A flare-up of concern over the euro zone debt crisis cast a pall over equities and other risky assets on Monday and that kept the Toronto Stock Exchange’s S&P/TSX composite index on a downward path that is now five sessions long.
“We did think the market was a little frothy last year so we’re not surprised to see a bit of a pullback here,” said Michael Sprung, president of Sprung & Co Investment Counsel.
“People managed to keep the rally going to the end of the year but now I would think they are taking some profits off the table. Our view all along has been that the market has been ahead of the underlying economic fundamentals.”
A Bank of Canada survey showed that companies were optimistic about the next 12 months, but many expect only modest growth, in part due to strong competition and moderate demand.
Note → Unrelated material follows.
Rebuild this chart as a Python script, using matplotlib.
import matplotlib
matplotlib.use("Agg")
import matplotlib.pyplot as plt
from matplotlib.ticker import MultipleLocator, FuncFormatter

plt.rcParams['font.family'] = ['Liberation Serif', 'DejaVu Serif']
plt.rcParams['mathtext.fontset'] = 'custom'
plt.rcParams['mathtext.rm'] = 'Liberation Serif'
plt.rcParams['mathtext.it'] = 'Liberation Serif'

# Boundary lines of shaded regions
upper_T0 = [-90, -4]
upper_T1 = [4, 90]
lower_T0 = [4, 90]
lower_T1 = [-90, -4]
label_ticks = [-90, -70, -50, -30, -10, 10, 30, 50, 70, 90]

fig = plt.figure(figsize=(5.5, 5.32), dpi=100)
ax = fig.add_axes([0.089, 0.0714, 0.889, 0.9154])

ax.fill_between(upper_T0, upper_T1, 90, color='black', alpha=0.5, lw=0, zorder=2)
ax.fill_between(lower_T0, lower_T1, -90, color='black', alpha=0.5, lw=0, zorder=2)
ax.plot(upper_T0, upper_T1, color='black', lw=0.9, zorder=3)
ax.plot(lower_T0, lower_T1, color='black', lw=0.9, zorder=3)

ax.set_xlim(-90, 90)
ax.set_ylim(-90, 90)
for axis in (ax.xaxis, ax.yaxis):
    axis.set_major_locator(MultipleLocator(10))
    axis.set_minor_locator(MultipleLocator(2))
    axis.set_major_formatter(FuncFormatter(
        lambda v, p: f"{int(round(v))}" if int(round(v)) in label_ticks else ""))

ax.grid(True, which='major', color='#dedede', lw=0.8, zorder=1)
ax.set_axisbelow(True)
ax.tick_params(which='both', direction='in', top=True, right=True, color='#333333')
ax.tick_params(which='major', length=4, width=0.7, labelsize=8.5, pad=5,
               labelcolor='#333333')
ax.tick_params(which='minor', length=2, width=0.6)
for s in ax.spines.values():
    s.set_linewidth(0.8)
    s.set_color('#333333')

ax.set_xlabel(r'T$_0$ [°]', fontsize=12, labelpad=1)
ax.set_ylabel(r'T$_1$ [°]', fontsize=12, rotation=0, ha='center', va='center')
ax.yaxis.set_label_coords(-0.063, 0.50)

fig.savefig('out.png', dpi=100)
Separately, a senior central bank official said low inflation and weak growth mean interest rates must remain low for now, while households must be wary of taking on too much debt.
The TSX index finished down 27.18 points, or 0.2 percent, at 13,245.12. Nine of its 10 main groups were lower, led by weakness in financials. The utilities group was flat.
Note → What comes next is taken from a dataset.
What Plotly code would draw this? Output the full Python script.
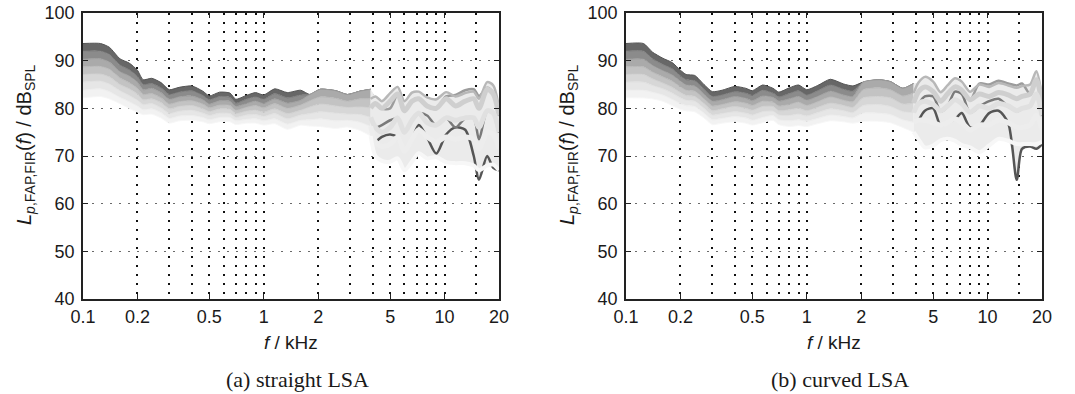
import numpy as np
import plotly.graph_objects as go

# ---------------- data ----------------
FREQ_KHZ = [0.1, 0.125, 0.14, 0.16, 0.18, 0.2, 0.215, 0.24, 0.27, 0.3, 0.34, 0.4, 0.46, 0.5,
            0.57, 0.65, 0.7, 0.8, 0.9, 1.0, 1.15, 1.35, 1.6, 1.8, 2.05, 2.5, 2.9, 3.4, 3.9,
            4.15, 4.5, 5.0, 5.5, 6.0, 6.6, 7.2, 8.0, 9.0, 10.2, 11.5, 13.0, 14.5, 15.5, 17.2, 18.6, 20.0]

# (a) straight LSA : curves ordered from darkest (0) to lightest (7)
STRAIGHT_0 = [93.6, 93.6, 92.8, 90.4, 89.5, 88.0, 86.0, 86.3, 85.4, 83.9, 84.4, 84.7, 83.6, 82.6, 83.4, 83.2, 81.9, 82.7, 83.3, 82.8, 84.1, 83.3, 83.8, 82.9, 84.0, 83.7, 82.9, 83.6, 84.0,
              72.9, 74.0, 74.5, 73.9, 70.9, 73.4, 76.5, 73.9, 70.5, 74.5, 76.0, 75.5, 70.0, 65.0, 70.0, 67.5, 67.0]
STRAIGHT_1 = [92.0, 92.0, 91.3, 89.1, 88.1, 86.7, 85.0, 85.2, 84.3, 82.9, 83.4, 83.7, 82.7, 81.8, 82.5, 82.3, 81.1, 81.9, 82.4, 81.9, 83.1, 82.2, 82.8, 82.9, 84.0, 83.7, 82.9, 83.6, 84.0,
              75.9, 76.5, 77.5, 77.9, 74.9, 77.4, 78.9, 78.5, 76.4, 77.9, 76.0, 77.9, 77.9, 73.5, 79.4, 78.9, 74.9]
STRAIGHT_2 = [90.3, 90.4, 89.7, 87.7, 86.8, 85.5, 83.9, 84.2, 83.3, 81.9, 82.4, 82.6, 81.8, 80.9, 81.6, 81.5, 80.4, 81.0, 81.5, 81.0, 82.0, 81.1, 81.7, 82.9, 84.0, 83.7, 82.9, 83.6, 84.0,
              80.9, 79.9, 80.0, 82.9, 79.4, 81.4, 81.9, 80.4, 79.9, 82.5, 82.8, 83.8, 84.0, 82.6, 84.3, 83.2, 78.4]
STRAIGHT_3 = [88.7, 88.8, 88.2, 86.4, 85.4, 84.2, 82.9, 83.1, 82.2, 80.9, 81.4, 81.6, 80.9, 80.1, 80.7, 80.6, 79.6, 80.2, 80.6, 80.1, 81.0, 80.0, 80.7, 81.6, 82.4, 82.1, 81.5, 82.0, 82.0,
              82.5, 81.5, 83.2, 84.5, 81.5, 83.3, 83.5, 82.3, 81.9, 83.4, 82.5, 83.2, 83.5, 82.0, 85.5, 84.8, 80.0]
STRAIGHT_4 = [87.1, 87.2, 86.6, 85.0, 84.1, 83.0, 81.8, 82.0, 81.2, 79.9, 80.4, 80.6, 79.9, 79.3, 79.9, 79.8, 78.9, 79.4, 79.6, 79.2, 79.9, 78.9, 79.6, 80.3, 80.9, 80.5, 80.2, 80.3, 80.1,
              81.0, 80.0, 81.5, 83.0, 79.5, 81.5, 82.0, 80.5, 80.0, 82.0, 80.5, 81.5, 82.0, 80.0, 84.0, 83.0, 78.5]
STRAIGHT_5 = [85.5, 85.7, 85.1, 83.7, 82.7, 81.7, 80.8, 81.0, 80.1, 78.9, 79.4, 79.6, 79.0, 78.5, 79.0, 78.9, 78.1, 78.6, 78.7, 78.3, 78.9, 77.8, 78.6, 78.9, 79.3, 79.0, 78.8, 78.7, 78.1,
              76.0, 75.0, 76.0, 78.0, 75.0, 77.5, 79.0, 77.0, 76.5, 78.0, 77.5, 78.0, 78.0, 76.0, 79.5, 79.0, 75.0]
STRAIGHT_6 = [83.8, 84.1, 83.5, 82.3, 81.4, 80.5, 79.7, 79.9, 79.1, 77.9, 78.4, 78.5, 78.1, 77.6, 78.1, 78.1, 77.4, 77.7, 77.8, 77.4, 77.8, 76.7, 77.5, 77.6, 77.8, 77.4, 77.5, 77.1, 76.2,
              73.0, 72.0, 72.5, 74.0, 71.0, 73.5, 75.5, 74.0, 73.0, 74.0, 73.5, 74.0, 73.5, 71.5, 75.0, 74.5, 71.5]
STRAIGHT_7 = [82.2, 82.5, 82.0, 81.0, 80.0, 79.2, 78.7, 78.8, 78.0, 76.9, 77.4, 77.5, 77.2, 76.8, 77.2, 77.2, 76.6, 76.9, 76.9, 76.5, 76.8, 75.6, 76.5, 76.3, 76.2, 75.8, 76.1, 75.4, 74.2,
              70.0, 69.0, 68.8, 69.5, 67.0, 68.8, 70.6, 69.5, 69.8, 68.7, 68.5, 68.5, 68.0, 67.0, 68.0, 68.2, 67.0]

# (b) curved LSA
CURVED_0 = [93.6, 93.6, 91.8, 90.5, 89.6, 88.0, 87.1, 86.9, 85.0, 83.5, 83.8, 84.6, 84.2, 83.7, 84.9, 84.2, 83.4, 84.3, 84.9, 83.9, 84.8, 86.1, 85.1, 84.7, 85.5, 86.0, 85.6, 84.2, 85.2,
            77.4, 79.5, 80.0, 76.4, 76.9, 77.7, 79.0, 76.0, 76.4, 79.0, 79.5, 76.9, 65.0, 71.5, 72.0, 71.5, 72.5]
CURVED_1 = [92.0, 92.0, 90.4, 89.2, 88.3, 86.8, 86.0, 85.8, 84.0, 82.5, 82.8, 83.5, 83.2, 82.7, 83.8, 83.2, 82.4, 83.1, 83.7, 82.8, 83.7, 84.9, 84.0, 83.6, 85.5, 86.0, 85.6, 84.2, 85.2,
            80.9, 82.5, 82.5, 79.4, 80.4, 83.5, 83.0, 79.1, 80.4, 81.5, 82.0, 80.4, 79.4, 79.9, 80.4, 82.9, 78.4]
CURVED_2 = [90.3, 90.3, 89.0, 87.9, 87.0, 85.7, 84.9, 84.7, 83.0, 81.5, 81.8, 82.5, 82.1, 81.6, 82.6, 82.3, 81.5, 82.0, 82.5, 81.7, 82.5, 83.6, 82.8, 82.5, 85.5, 86.0, 85.6, 84.2, 85.2,
            83.4, 84.4, 83.4, 81.4, 82.9, 84.4, 83.7, 81.7, 85.2, 85.0, 85.8, 85.2, 84.8, 85.2, 83.0, 85.9, 80.9]
CURVED_3 = [88.7, 88.7, 87.6, 86.6, 85.7, 84.5, 83.8, 83.6, 82.0, 80.5, 80.8, 81.4, 81.1, 80.6, 81.5, 81.3, 80.5, 80.8, 81.3, 80.6, 81.4, 82.4, 81.7, 81.4, 83.9, 84.3, 83.9, 82.6, 83.2,
            85.4, 86.6, 85.6, 83.4, 84.8, 86.3, 85.6, 83.5, 85.0, 84.5, 85.3, 84.8, 84.3, 84.7, 85.0, 87.8, 82.5]
CURVED_4 = [87.1, 87.1, 86.2, 85.3, 84.4, 83.3, 82.7, 82.5, 81.0, 79.5, 79.9, 80.4, 80.0, 79.6, 80.4, 80.4, 79.5, 79.7, 80.0, 79.5, 80.2, 81.1, 80.6, 80.2, 82.2, 82.5, 82.2, 80.9, 81.1,
            83.5, 84.5, 83.5, 81.5, 83.0, 84.5, 83.8, 81.8, 83.0, 82.5, 83.3, 82.8, 82.0, 82.5, 83.0, 86.0, 81.0]
CURVED_5 = [85.5, 85.5, 84.8, 84.1, 83.2, 82.2, 81.7, 81.5, 80.0, 78.6, 78.9, 79.3, 79.0, 78.6, 79.3, 79.4, 78.6, 78.5, 78.8, 78.4, 79.1, 79.9, 79.5, 79.1, 80.6, 80.8, 80.4, 79.3, 79.1,
            81.0, 81.5, 80.8, 79.5, 80.5, 81.8, 81.0, 79.2, 80.5, 80.0, 81.0, 80.5, 79.5, 80.0, 80.5, 83.0, 78.5]
CURVED_6 = [83.8, 83.8, 83.4, 82.8, 81.9, 81.0, 80.6, 80.4, 79.0, 77.6, 77.9, 78.3, 78.0, 77.5, 78.1, 78.5, 77.6, 77.4, 77.6, 77.3, 77.9, 78.6, 78.3, 78.0, 79.0, 79.0, 78.7, 77.6, 77.1,
            77.5, 77.5, 77.0, 76.5, 77.0, 77.8, 77.0, 75.5, 76.5, 76.5, 77.5, 77.0, 76.0, 76.0, 76.5, 78.5, 75.5]
CURVED_7 = [82.2, 82.2, 82.0, 81.5, 80.6, 79.8, 79.5, 79.3, 78.0, 76.6, 76.9, 77.2, 76.9, 76.5, 77.0, 77.5, 76.6, 76.2, 76.4, 76.2, 76.8, 77.4, 77.2, 76.9, 77.3, 77.3, 77.0, 76.0, 75.0,
            73.5, 71.8, 72.2, 73.3, 73.6, 73.2, 72.3, 71.8, 70.8, 72.2, 73.6, 73.2, 72.5, 72.5, 72.5, 72.5, 73.0]

X_TICKS = [0.1, 0.2, 0.5, 1, 2, 5, 10, 20]
X_TICK_TEXT = ['0.1', '0.2', '0.5', '1', '2', '5', '10', '20']
X_GRID = [0.2, 0.3, 0.4, 0.5, 0.6, 0.7, 0.8, 0.9, 1, 2, 3, 4, 5, 6, 7, 8, 9, 10, 15]
Y_TICKS = [40, 50, 60, 70, 80, 90, 100]
CAPTIONS = ['(a) straight LSA', '(b) curved LSA']

STRAIGHT = [STRAIGHT_0, STRAIGHT_1, STRAIGHT_2, STRAIGHT_3, STRAIGHT_4, STRAIGHT_5, STRAIGHT_6, STRAIGHT_7]
CURVED = [CURVED_0, CURVED_1, CURVED_2, CURVED_3, CURVED_4, CURVED_5, CURVED_6, CURVED_7]

# ---------------- style ----------------
GRAYS = ['#555555', '#7a7a7a', '#9c9c9c', '#b8b8b8', '#cfcfcf', '#e0e0e0', '#ededed', '#f7f7f7']
HF_WIDTH = [2.5, 2.5, 2.5, 2.5, 5, 5, 5, 4]
SPLIT = 28  # index of 3.9 kHz: smooth band below, scattered curves above
W, H = 1075, 394
T, B = 13, 95
AX_PX = [(83, 499), (626, 1042)]
SANS = 'Liberation Sans, Arial, Helvetica, sans-serif'
SERIF = 'Liberation Serif, Times New Roman, serif'
TXT = '#1a1a1a'


def mix(a, b):
    a = [int(a[i:i + 2], 16) for i in (1, 3, 5)]
    b = [int(b[i:i + 2], 16) for i in (1, 3, 5)]
    return '#%02x%02x%02x' % tuple((x + y) // 2 for x, y in zip(a, b))


fig = go.Figure()
f = np.array(FREQ_KHZ)


def add_panel(curves, xa, ya):
    # low-frequency band: graded fills between neighbouring curves
    for i, c in enumerate(curves):
        y = np.array(c)
        fig.add_trace(go.Scatter(
            x=f[:SPLIT + 1], y=y[:SPLIT + 1], xaxis=xa, yaxis=ya, mode='lines',
            line=dict(color=GRAYS[i], width=1.0, shape='spline', smoothing=0.6),
            fill='tonexty' if i > 0 else 'none',
            fillcolor=mix(GRAYS[i - 1], GRAYS[i]) if i > 0 else None,
            hoverinfo='skip', showlegend=False))
    # high-frequency part: light envelope + individual curves on top
    stack = np.array(curves)[:, SPLIT:]
    fig.add_trace(go.Scatter(x=f[SPLIT:], y=stack.max(axis=0), xaxis=xa, yaxis=ya, mode='lines',
                             line=dict(width=0, color='#ebebeb', shape='spline', smoothing=0.8),
                             hoverinfo='skip', showlegend=False))
    fig.add_trace(go.Scatter(x=f[SPLIT:], y=stack.min(axis=0), xaxis=xa, yaxis=ya, mode='lines',
                             line=dict(width=0, color='#ebebeb', shape='spline', smoothing=0.8),
                             fill='tonexty', fillcolor='#ebebeb', hoverinfo='skip', showlegend=False))
    for i, c in enumerate(curves):
        s = SPLIT if i >= 3 else SPLIT + 1
        fig.add_trace(go.Scatter(x=f[s:], y=np.array(c)[s:], xaxis=xa, yaxis=ya, mode='lines',
                                 line=dict(color=GRAYS[i], width=HF_WIDTH[i], shape='spline', smoothing=0.8),
                                 hoverinfo='skip', showlegend=False))


add_panel(STRAIGHT, 'x', 'y')
add_panel(CURVED, 'x2', 'y2')

ph = H - T - B


def xaxis_cfg(dom, anchor):
    return dict(domain=dom, anchor=anchor, type='log', range=[-1, np.log10(20)], automargin=False,
                tickmode='array', tickvals=X_TICKS, ticktext=X_TICK_TEXT,
                showgrid=False, ticks='inside', ticklen=5, tickcolor='#222', tickwidth=1,
                showline=True, mirror='ticks', linecolor='#222', linewidth=1.6,
                tickfont=dict(family=SANS, size=18, color=TXT), ticklabelstandoff=1,
                minor=dict(tickvals=X_GRID, showgrid=True, gridcolor='#111', gridwidth=1.7,
                           griddash='2px,7px', ticks=''),
                zeroline=False)


def yaxis_cfg(anchor):
    return dict(domain=[0, 1], anchor=anchor, range=[40, 100], automargin=False,
                tickmode='array', tickvals=Y_TICKS,
                showgrid=True, gridcolor='#6a6a6a', gridwidth=1, griddash='2px,7px',
                ticks='inside', ticklen=5, tickcolor='#222', tickwidth=1,
                showline=True, mirror='ticks', linecolor='#222', linewidth=1.6,
                tickfont=dict(family=SANS, size=18, color=TXT), ticklabelstandoff=3, zeroline=False)


d1 = [AX_PX[0][0] / W, AX_PX[0][1] / W]
d2 = [AX_PX[1][0] / W, AX_PX[1][1] / W]

fig.update_layout(
    template='none',
    width=W, height=H, margin=dict(l=0, r=0, t=T, b=B, autoexpand=False),
    paper_bgcolor='white', plot_bgcolor='white',
    xaxis=xaxis_cfg(d1, 'y'), yaxis=yaxis_cfg('x'),
    xaxis2=xaxis_cfg(d2, 'y2'), yaxis2=yaxis_cfg('x2'),
)

ytitle = '<i>L</i><sub><i>p</i>,FAP,FIR</sub>(<i>f</i>) / dB<sub>SPL</sub>'
for k, (x0, x1) in enumerate(AX_PX):
    xc = (x0 + x1) / 2 / W
    fig.add_annotation(text='<i>f</i> / kHz', xref='paper', yref='paper', x=xc, y=(299 - 342) / ph,
                       showarrow=False, xanchor='center', yanchor='middle',
                       font=dict(family=SANS, size=19, color=TXT))
    fig.add_annotation(text=CAPTIONS[k], xref='paper', yref='paper', x=xc + 6 / W, y=(299 - 379) / ph,
                       showarrow=False, xanchor='center', yanchor='middle',
                       font=dict(family=SERIF, size=22, color=TXT))
    fig.add_annotation(text=ytitle, xref='paper', yref='paper', x=(x0 - 58) / W, y=(299 - 145) / ph,
                       showarrow=False, textangle=-90, xanchor='center', yanchor='middle',
                       font=dict(family=SANS, size=20, color=TXT))

fig.write_html('out.html')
Key decliners included Royal Bank of Canada, down 0.63 percent at C$51.69, and Toronto-Dominion Bank, down 0.67 percent at C$73.70.
Fears that Portugal would be forced into a bailout pulled the index down 1 percent earlier in the session, its lowest level in three weeks. A firm price for gold was a factor in the recovery as gold-mining issues were among the few blue chips that eked out gains.
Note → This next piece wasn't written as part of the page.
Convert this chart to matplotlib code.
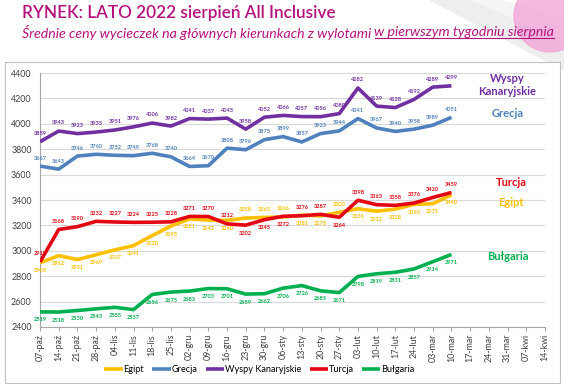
import numpy as np
import matplotlib.pyplot as plt
from matplotlib.patches import Rectangle, Circle

# --- dane ---
weeks = ["07-paź", "14-paź", "21-paź", "28-paź", "04-lis", "11-lis", "18-lis", "25-lis",
         "02-gru", "09-gru", "16-gru", "23-gru", "30-gru", "06-sty", "13-sty", "20-sty",
         "27-sty", "03-lut", "10-lut", "17-lut", "24-lut", "03-mar", "10-mar", "17-mar",
         "24-mar", "31-mar", "07-kwi", "14-kwi"]

egipt = [2905, 2962, 2931, 2969, 3007, 3041, 3120, 3195, 3251, 3242, 3240, 3258, 3263,
         3266, 3281, 3275, 3303, 3331, 3312, 3328, 3365, 3371, 3440]
grecja = [3667, 3643, 3746, 3760, 3752, 3749, 3768, 3740, 3664, 3670, 3808, 3796, 3875,
          3899, 3857, 3923, 3944, 4041, 3967, 3940, 3958, 3989, 4051]
wyspy = [3859, 3943, 3923, 3935, 3951, 3976, 4006, 3982, 4041, 4037, 4045, 3958, 4052,
         4066, 4057, 4056, 4080, 4282, 4139, 4128, 4192, 4289, 4299]
turcja = [2912, 3168, 3190, 3232, 3227, 3224, 3225, 3228, 3271, 3270, 3212, 3202, 3245,
          3272, 3276, 3287, 3264, 3398, 3363, 3358, 3376, 3420, 3459]
bulgaria = [2519, 2518, 2530, 2543, 2555, 2537, 2656, 2675, 2683, 2703, 2701, 2659, 2662,
            2706, 2726, 2685, 2671, 2798, 2819, 2831, 2857, 2914, 2971]

# polozenie etykiet: 'a' nad linia, 'b' pod linia
turcja_pos = "aaaaaaaaaaabbbaabaaaaaa"
egipt_pos = "bbbbbbbbbbbaaabbabbbbbb"

series = [
    ("Egipt", egipt, "#FFC000", egipt_pos),
    ("Grecja", grecja, "#4F81BD", "a" * 23),
    ("Wyspy Kanaryjskie", wyspy, "#7030A0", "a" * 23),
    ("Turcja", turcja, "#E30613", turcja_pos),
    ("Bułgaria", bulgaria, "#00B050", "b" * 23),
]

magenta = "#B5137C"
plt.rcParams['font.family'] = ['Lato', 'DejaVu Sans']

fig = plt.figure(figsize=(5.64, 3.88), dpi=100)

# tlo: szare smugi i rozowy globus w rogu
bg = fig.add_axes([0, 0, 1, 1], zorder=-10)
bg.set_xlim(0, 564); bg.set_ylim(388, 0); bg.axis("off")
bg.fill([430, 470, 564, 564], [0, 0, 40, 70], color="#EEEEEE", zorder=0)
bg.fill([470, 500, 564, 564], [0, 0, 20, 35], color="#F5F5F5", zorder=0)
bg.add_patch(Circle((550, 16), 36, color="#F3A6D9", alpha=0.8, zorder=1))
bg.add_patch(Rectangle((5, 62), 555, 321, facecolor="white", edgecolor="#BFBFBF", lw=0.8, zorder=2))

# tytul
fig.text(22 / 564, 1 - 13 / 388, "RYNEK: LATO 2022 sierpień All Inclusive",
         color=magenta, fontsize=12.3, fontweight="semibold", va="center", ha="left")
t1 = fig.text(22 / 564, 1 - 32 / 388, "Średnie ceny wycieczek na głównych kierunkach z wylotami ",
              color=magenta, fontsize=10.2, style="italic", va="center", ha="left")
fig.canvas.draw()
r = fig.canvas.get_renderer()
bb = t1.get_window_extent(r)
x2 = bb.x1 / fig.bbox.width
t2 = fig.text(x2, 1 - 32 / 388, "w pierwszym tygodniu sierpnia",
              color=magenta, fontsize=10.2, style="italic", va="center", ha="left")
bb2 = t2.get_window_extent(r)
yu = (bb2.y0 + 0.5) / fig.bbox.height
fig.add_artist(plt.Line2D([x2, bb2.x1 / fig.bbox.width], [yu, yu], color=magenta, lw=0.8))

# wykres
ax = fig.add_axes([40 / 564, 1 - 327 / 388, 505 / 564, 254 / 388])
x = np.arange(len(egipt))
for name, vals, col, pos in series:
    ax.plot(x, vals, color=col, lw=2.6, label=name, solid_capstyle="butt", zorder=3)
    for xi, v, p in zip(x, vals, pos):
        dy = 4 if p == "a" else -4
        ax.annotate(str(v), (xi, v), xytext=(0, dy), textcoords="offset points",
                    ha="center", va="bottom" if p == "a" else "top",
                    fontsize=4.1, color=col, fontweight="bold", zorder=4)

ax.set_xlim(0, len(weeks) - 1)
ax.set_ylim(2400, 4400)
ax.set_yticks(np.arange(2400, 4401, 200))
ax.set_xticks(np.arange(len(weeks)))
ax.set_xticklabels(weeks, rotation=90, fontsize=6.4, color="#404040")
ax.tick_params(axis="y", labelsize=6.4, colors="#404040", length=0, pad=6)
ax.tick_params(axis="x", length=3, color="#A6A6A6", pad=2)
ax.grid(axis="y", color="#D9D9D9", lw=0.8)
ax.set_axisbelow(True)
for s in ["top", "right"]:
    ax.spines[s].set_visible(False)
ax.spines["left"].set_color("#A6A6A6")
ax.spines["bottom"].set_color("#A6A6A6")

# nazwy kierunkow po prawej
ax.text(25.0, 4305, "Wyspy\nKanaryjskie", color="#7030A0", fontsize=8, fontweight="bold",
        ha="center", va="center", linespacing=1.2)
ax.text(25.0, 4085, "Grecja", color="#4F81BD", fontsize=8, fontweight="bold", ha="center", va="center")
ax.text(25.2, 3534, "Turcja", color="#E30613", fontsize=8, fontweight="bold", ha="center", va="center")
ax.text(25.2, 3384, "Egipt", color="#FFC000", fontsize=8, fontweight="bold", ha="center", va="center")
ax.text(25.0, 2959, "Bułgaria", color="#00B050", fontsize=8, fontweight="bold", ha="center", va="center")

leg = fig.legend(loc="center", bbox_to_anchor=(0.46, 1 - 370 / 388), ncol=5, frameon=False,
                 fontsize=6.6, handlelength=2.0, handletextpad=0.1, columnspacing=0.9)
for h in leg.get_lines():
    h.set_linewidth(2.6)

fig.savefig("out.png", dpi=100)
Agnico Eagle pushed up 2.18 percent to C$71.32, while Goldcorp added 0.38 percent to C$42.66, helping the index’s materials group to limit its decline to 0.05 percent.
But diversified miner Teck Resources fell 2.34 percent to C$60.50 as the price of copper slipped for a fifth straight session, weighed down by news that China’s copper imports fell 2 percent in December.
The energy group recouped nearly all its losses as well, down 0.07 percent, partly on the rebound in Canadian Natural Resources shares. The stock was one of the 10 most active.
Canadian Natural recovered some of last week’s decline after it said it could resume limited production at its Horizon oil sands plant in northern Alberta after determining that key parts of its upgrader may still be able to function following a fire last week.
The stock, which fell 5.5 percent on Friday following the fire, rose 2.46 percent to C$41.60.
Although it has been a negative start for Toronto’s main index, a cautious but positive outlook on earnings could be the next catalyst.
Elvis Picardo, analyst and strategist at Global Securities in Vancouver, said the first quarter’s company guidance may set the tone and offer a glimpse of the year ahead.
“Investors are now waiting to see what earnings reports are going to start telling us. Expectations have been ratcheted higher,” he said.